=== Charts and diagrams as code ===
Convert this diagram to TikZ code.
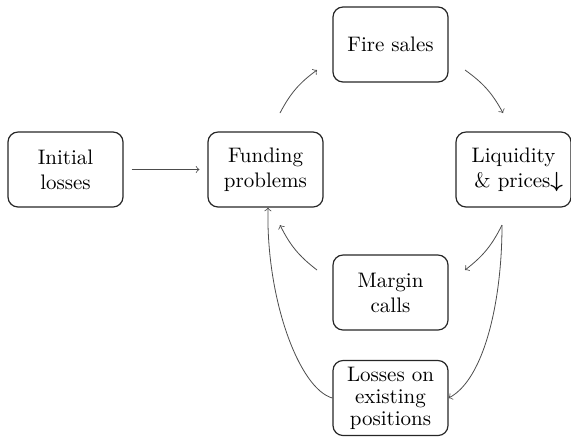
\documentclass[tikz,border=0pt]{standalone}
\usepackage{amsmath,amssymb,bm}
\begin{document}
\begin{tikzpicture}[x=0.5pt,y=0.5pt,
  box/.style={draw=black!85,line width=0.6pt,rounded corners=5pt,
    minimum width=57.5pt,minimum height=37.5pt,inner sep=1pt,
    align=center,font=\fontsize{10.5}{12.5}\selectfont},
  conn/.style={draw=black!70,line width=0.4pt,->}]
\useasboundingbox (0,0) rectangle (571,-436);
\node[box] (init) at (65.5,-169.5) {Initial\\losses};
\node[box] (fund) at (265.5,-169.5) {Funding\\problems};
\node[box] (fire) at (390.5,-44.5) {Fire sales};
\node[box] (liq) at (513.5,-169.5) {Liquidity\\\ \,\& prices$\bm{\downarrow}$};
\node[box] (marg) at (390.5,-292.5) {Margin\\calls};
\node[box,font=\fontsize{10.5}{11}\selectfont] (loss) at (390.5,-398) {Losses on\\existing\\positions};
% arc end points
\coordinate (a1) at (280,-113);
\coordinate (a2) at (317,-70);
\coordinate (b1) at (465,-70);
\coordinate (b2) at (503,-113);
\coordinate (c1) at (502,-225);
\coordinate (c2) at (465,-270);
\coordinate (d1) at (317,-270);
\coordinate (d2) at (280,-225);
\draw[conn,shorten <=4pt,shorten >=4pt] (init) -- (fund);
\draw[conn] (a1) to[bend left=13] (a2);
\draw[conn] (b1) to[bend left=13] (b2);
\draw[conn] (c1) to[bend left=13] (c2);
\draw[conn] (d1) to[bend left=13] (d2);
\draw[conn] (loss.west) .. controls +(-33,9) and +(-2,-92) .. ([xshift=1.25pt]fund.south);
\draw[conn] (c1) .. controls +(0,-75) and +(36,19) .. (loss.east);
\end{tikzpicture}
\end{document}
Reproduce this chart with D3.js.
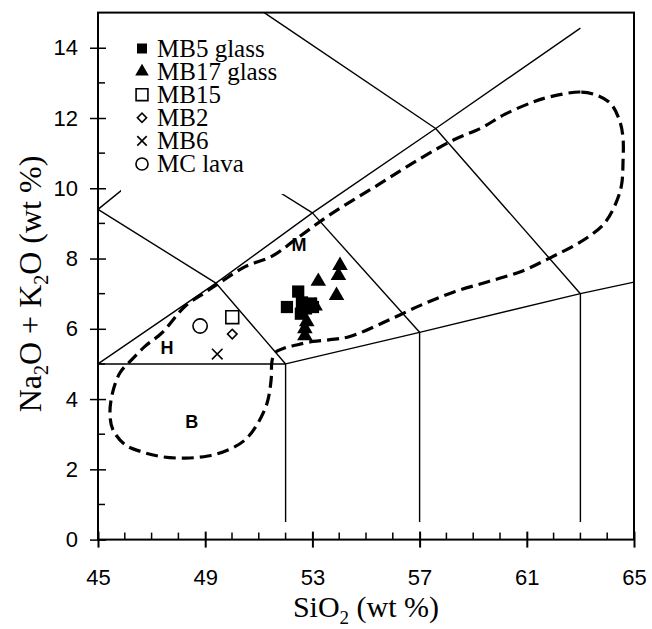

=== To be done ===
From the data, pick out every line that includes "this".

=== The response ===
Convert this diagram to TikZ code.
Reproduce this chart with D3.js.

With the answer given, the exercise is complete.